Novado Gallery presents its next show, “Allegory & Alchemy," featuring artists Debb VanDelinder (still-life scanography printed on aluminum), Riad Miah (abstract paintings that combine scientific exploration that at times, also reference masterworks), and Nathan Sullivan (paintings bound in phenomenology). The show kicks off a dynamic exhibition schedule with this trio artists exhibiting at Novado Gallery for the first time. The works in the show fall within the scope of allegory, (symbolic representation) and alchemy, (a power or process that changes or transforms something in a mysterious or impressive way).

Debb VanDelinder is an artist based in Elmira, NY. Known for utilizing a flat bed scanner in her process, Van Delinder has recently stepped up the scale of her digitally created works, which are printed on aluminum.
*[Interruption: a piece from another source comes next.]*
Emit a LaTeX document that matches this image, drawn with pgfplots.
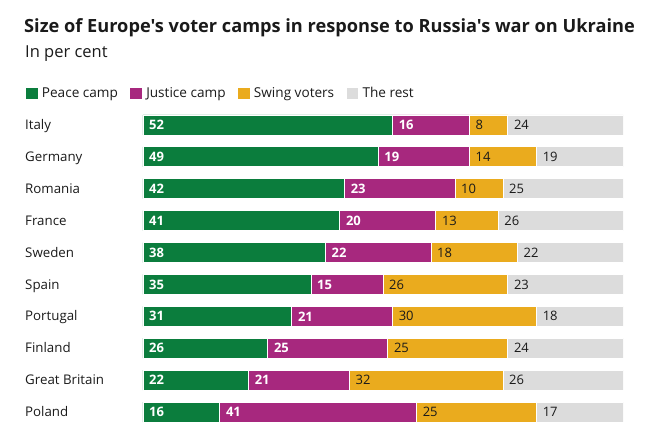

Her lush scanography work has been covered in numerous press publications including: American Art Collector, Santa Fe Reporter, The Buffalo News and is held in collections including St. Joseph’s Hospital in Elmira, NY and Mac World Digital Art Gallery in San Francisco.

VanDelinder’s combinations of subject matter has included flowers, insects, ribbon, fruit, rocks and twine to depict emotions of desire and longing. Through the vanitas-like compositions of the work, Van Delinder’s objects merge unlikely pairings to represent the complexity of relationships and fleeting moments via visual tension.

Riad Miah is an artist and educator who lives and works in New York City. His work has been exhibited in numerous museums and galleries, including at the Baltimore Museum of Contemporary Art, White Box, Mayson Gallery, and Sperone Westwater. He has participated in national and international artist residencies including the Vermont Studio Center, Skowhegan School for Painting and Sculpture in Maine, Hoger Instituut voor Schone Kunsten (Belgium) and is the recipient of grants and fellowships from the NY Foundation for the Arts (NYFA) in painting and Germination Europe (Germany).

Miah’s work utilizes spatial systems to create underlying structures and compositions, upon which he then intuitively investigates form and color, while working with the varying properties and of paint and paint mediums. While the work is abstract, the artist pulls inspiration from various sources including: the natural world, poetry, historically important painters such as Ingres, and from music composed by Vivaldi. Viewing these complex, richly layered works by Miah, one may get the sense they are looking into something as vast as the cosmos to microscopic organisms in a petri dish.

Nathan Sullivan lives in Keene, NH and is currently an Associate Professor of Art at Franklin Pierce University. His solo exhibitions include shows at Manifest Creative Research Gallery, Furman University, Edinboro University of Pennsylvania, Southern Oregon University. His work is included in the collections of Purdue University and Syracuse University.

For “Allegory & Alchemy”, Sullivan is exhibiting works from his earlier “Form Series” with his new “Space Series”. In “Form Series," he brings easily overlooked, naturally occurring objects including seed pods, celebrates the importance of their existence by painting them exponentially larger, in chiaroscuro, while the surfaces possess the smoothness of a Vermeer. Sullivan then segues into his “Space Series” landscapes, where he reimagines similar forms’ sources of origin, scale and orientation. Looking at these works, one imagines themselves very small in scale, resulting in a possible roll reversal where things that are normally very small, seemingly unimportant and overlooked, are now looming very large.